When I was building a 48 MHz motor controller for a small drone, I needed a clock that was both accurate and low‑noise. I tried a generic crystal oscillator first, but the jitter was just a hair too high for the sensor fusion algorithm. Switching to a Silicon Labs Si5351A PLL solved the problem—its jitter spec is 30 ps RMS, and the spread‑spectrum mode kept the EMI within limits for the drone’s radio link. The only downside was the larger QFN‑24 package, but I was already using a reflow oven, so it was no big deal.

For a low‑power environmental logger, I love the Epson SG‑3225X. It runs on a 32.768 kHz crystal, draws 2 µA in standby, and can output a 1 MHz clock when needed. The tiny 3 mm × 3 mm package fits nicely on my 2‑layer boards.

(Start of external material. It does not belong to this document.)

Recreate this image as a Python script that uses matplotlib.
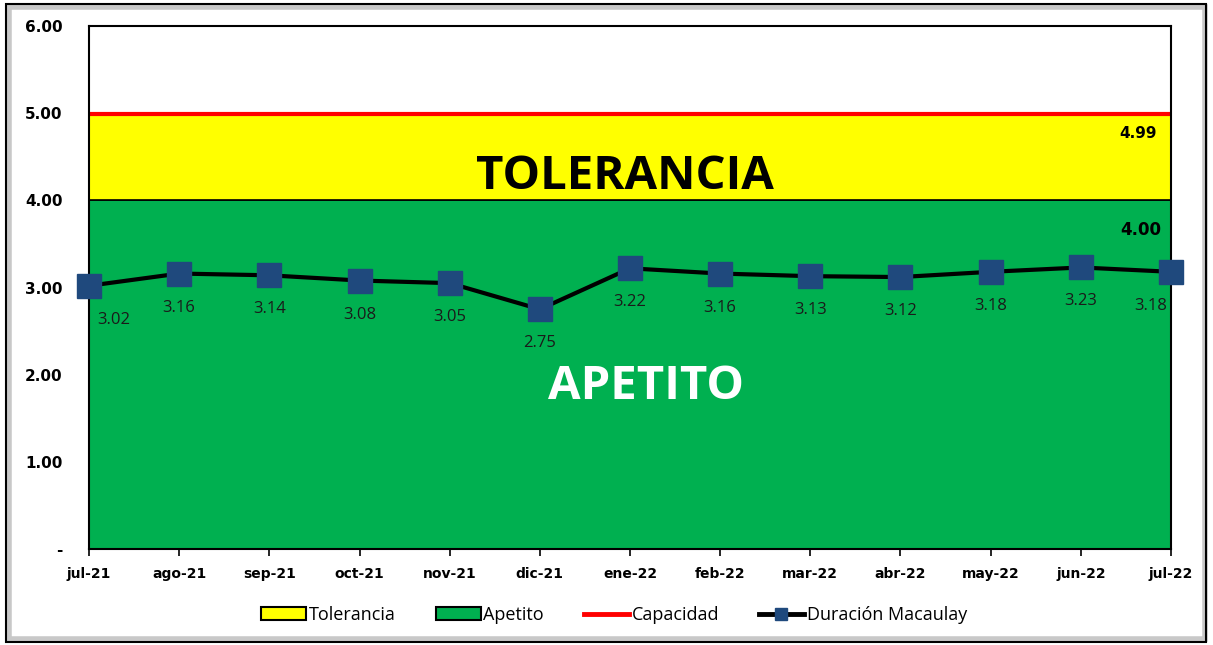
import matplotlib.pyplot as plt
from matplotlib.patches import Rectangle, Patch
from matplotlib.lines import Line2D

months = ["jul-21", "ago-21", "sep-21", "oct-21", "nov-21", "dic-21", "ene-22",
          "feb-22", "mar-22", "abr-22", "may-22", "jun-22", "jul-22"]
duracion = [3.02, 3.16, 3.14, 3.08, 3.05, 2.75, 3.22, 3.16, 3.13, 3.12, 3.18, 3.23, 3.18]
apetito = [4.00] * len(months)
capacidad = [4.99] * len(months)
y_ticks = [0, 1, 2, 3, 4, 5, 6]
y_labels = ["-", "1.00", "2.00", "3.00", "4.00", "5.00", "6.00"]

GREEN = "#00B050"
YELLOW = "#FFFF00"
RED = "#FF0000"
NAVY = "#1F497D"
SANS = ["Open Sans", "DejaVu Sans"]

fig = plt.figure(figsize=(12.13, 6.45), dpi=100)
ax = fig.add_axes([89 / 1213, 96 / 645, 1082 / 1213, 523 / 645])

x = list(range(len(months)))
ax.fill_between(x, 0, apetito, color=GREEN, edgecolor="black", lw=1.2, zorder=1)
ax.fill_between(x, apetito, capacidad, color=YELLOW, edgecolor="black", lw=1.2, zorder=1)
ax.plot(x, capacidad, color=RED, lw=3, zorder=2)
ax.plot(x, duracion, color="black", lw=3, marker="s", ms=17, mfc=NAVY, mec=NAVY,
        zorder=3, clip_on=False)

last = len(duracion) - 1
for i, v in enumerate(duracion):
    dx = 0.27 if i == 0 else (-0.22 if i == last else 0)
    ax.text(i + dx, v - 0.39, f"{v:.2f}", ha="center", va="center",
            fontsize=12, family=SANS, color="#1a1a1a", zorder=4)

ax.text(11.63, capacidad[-1] - 0.22, f"{capacidad[-1]:.2f}", ha="center", va="center",
        fontsize=11, fontweight="bold", family="DejaVu Sans")
ax.text(11.67, apetito[-1] - 0.34, f"{apetito[-1]:.2f}", ha="center", va="center",
        fontsize=12, fontweight="bold", family="DejaVu Sans")

ax.text(5.94, 4.27, "TOLERANCIA", ha="center", va="center", fontsize=34,
        fontweight="bold", family=SANS, color="black")
ax.text(6.18, 1.86, "APETITO", ha="center", va="center", fontsize=34,
        fontweight="bold", family=SANS, color="white")

ax.set_xlim(0, len(months) - 1)
ax.set_ylim(0, 6)
ax.set_xticks(x)
ax.set_xticklabels(months, fontsize=10, fontweight="bold", family="DejaVu Sans")
ax.set_yticks(y_ticks)
ax.set_yticklabels(y_labels, fontsize=11, fontweight="bold", family="DejaVu Sans")
ax.tick_params(axis="y", length=0, pad=19)
ax.tick_params(axis="x", length=5, width=1.2, pad=8)
for s in ax.spines.values():
    s.set_linewidth(1.5)
    s.set_color("black")

handles = [
    Patch(facecolor=YELLOW, edgecolor="black", lw=1.5, label="Tolerancia"),
    Patch(facecolor=GREEN, edgecolor="black", lw=1.5, label="Apetito"),
    Line2D([], [], color=RED, lw=3.5, label="Capacidad"),
    Line2D([], [], color="black", lw=3.5, marker="s", ms=9, mfc=NAVY, mec=NAVY,
           label="Duración Macaulay"),
]
fig.legend(handles=handles, loc="center", bbox_to_anchor=(614 / 1213, 1 - 615 / 645),
           ncol=4, frameon=False, prop={"family": SANS, "size": 13},
           handlelength=2.5, handletextpad=0.15, columnspacing=2.2)

# outer chart frame with soft shadow
fig.patches.append(Rectangle((9 / 1213, 6 / 645), 1196 / 1213, 632 / 645,
                             transform=fig.transFigure, fill=False,
                             edgecolor="#C8C8C8", lw=4, zorder=0))
fig.patches.append(Rectangle((6 / 1213, 3 / 645), 1200 / 1213, 638 / 645,
                             transform=fig.transFigure, fill=False,
                             edgecolor="black", lw=1.5, zorder=0))

fig.savefig("out.png", dpi=100)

Layout Tips to Keep Your Clock Clean

Even the best timing IC can be sabotaged by a sloppy board. Here are a few habits I keep:

  • Keep the crystal as close to the IC as possible—ideally within 2 mm. Long traces add stray capacitance and can shift the resonant frequency.
  • Use a ground plane under the crystal and the oscillator pins. This reduces noise coupling.
  • Add a small series resistor (10–30 Ω) on the output if you see ringing on an oscilloscope.
  • Decouple the supply pin with a 0.1 µF ceramic capacitor right next to the IC. For low‑power parts, a 1 µF tantalum on the same net can help during power‑up transients.

When to Skip the Fancy IC

Not every project needs a programmable PLL. If you are building a simple LED flasher or a hobbyist weather station, a cheap 8 MHz crystal with a basic oscillator will do just fine. The extra cost and layout effort of a high‑performance timing IC only pays off when the rest of the system can actually use the extra precision.

Bottom Line

Choosing the right timing IC is a balance of frequency, accuracy, jitter, power, and practical considerations like package and layout. Start with the clock speed your MCU demands, then narrow down by the performance specs that matter for your application. Remember, a clean clock is the foundation of a reliable high‑speed design—treat it with the same care you give to the rest of your circuit.